Max_input_vars more than 1000 fields

From what I’ve gathered in most cases for MySQL databases, usually, a php.ini file within the site directory has a line of code for “Max_input_vars” that can increase the limit from 1000 fields (initially) to whatever else you set it.

This error apparently shows once a table goes over 1000 fields (rows x columns). The means to fix it would be to set the Max_input_vars higher to accommodate. In some cases, that’s only accessible from the host’s dev team.

DIdn’t receive this message before, when there were even more columns in my table. Host has changed that ini-file in the last 2 weeks or so?

No developers haven’t changed anything and we won’t change anything, there must be a solution surely if it was working fine previous.

1 Like

Any ideas? Even unable to delete a row (I can if I use a query, but not by just clicking a button)…

A solution is here. The setting max_input_vars cannot be set at run-time with ini_set, but you can reset it in an .htaccess file:

php_value max_input_vars 2000

I’ve just tested that, and it works on 000webhost.com. However, I would consider that a temporary fix - the warning means you are using more than 1000 fields on a form, which is an enormous number. If this is affecting phpMyAdmin, I wonder if it is using a large number of hidden <input> fields in the background - check the HTML source?

2 Likes

More than 1000 fields on a HTML-form?! 2 hidden input fields, that’s it. The problem isn’t inserting with an html-form, the problem is in phpmyadmin. I have 47 columns in that one table, a few dates and int, a lot more varchars (50-100), and 1 mediumtext: is that so ‘abnormal’? Never had any trouble with it.
So actually you’re saying: make another table and store half of the data in that one and it will be solved?

Yes, that is the cause of the error you are getting.

I don’t know phpMyAdmin well, especially not from a open-source development perspective. Perhaps some elements are created on a form submit or something? Without a reproducible test case in front of me, I can only speculate.

phpMyAdmin uses HTML forms and PHP, so it could conceivably be affected by this PHP issue. It isn’t related to inserting (in a database sense) anyway - it is to do with the how PHP creates variables in a POST operation (e.g. in a form submission).

Definitely not - a database structure should not be dictated by a bug in a development tool. The bug needs to be found and resolved, or the tool needs to be changed.

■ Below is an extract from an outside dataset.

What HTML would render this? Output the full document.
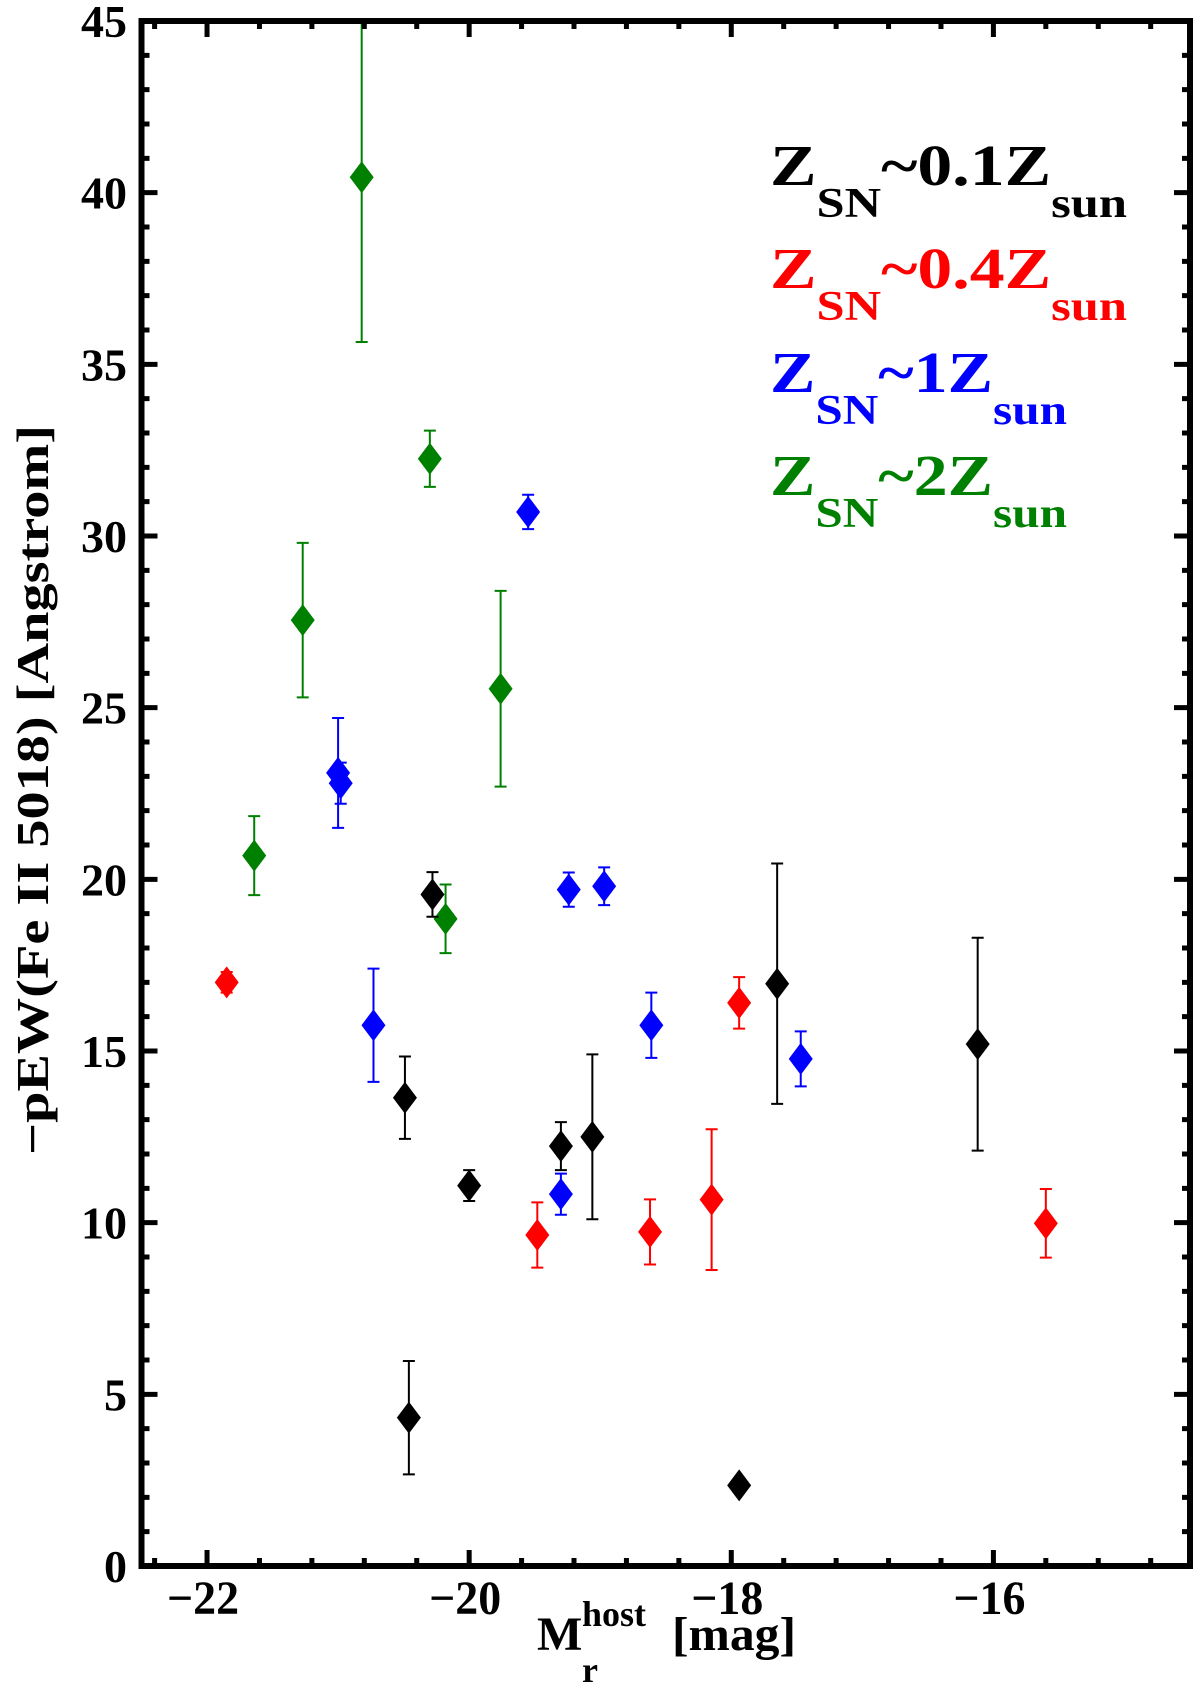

As I say, I will need a reproducible test case to help further. I suggest you create a database export that someone could load into their own database in order to examine the issue further. Please add detailed, step-by-step bug reproduction instructions also.

Update

Looks like several folks have had issues with phpMyAdmin with this setting.

2 Likes

If I delete some columns the message disappears (unless I want to see 50 instead of 25 rows in phpmyadmin).
But even with fewer columns I still can not use ‘edit, copy, delete’ (the options at the left of every row in that specific table). Inserting a new row works, and using a sql-query to delete a row works as well.
Any ideas?

Does it tell you there is no unique column? :slight_smile:

No, the unique column is the autocrement one (unless I misunderstand you).
It only/still shows the second screenshot on top of this thread.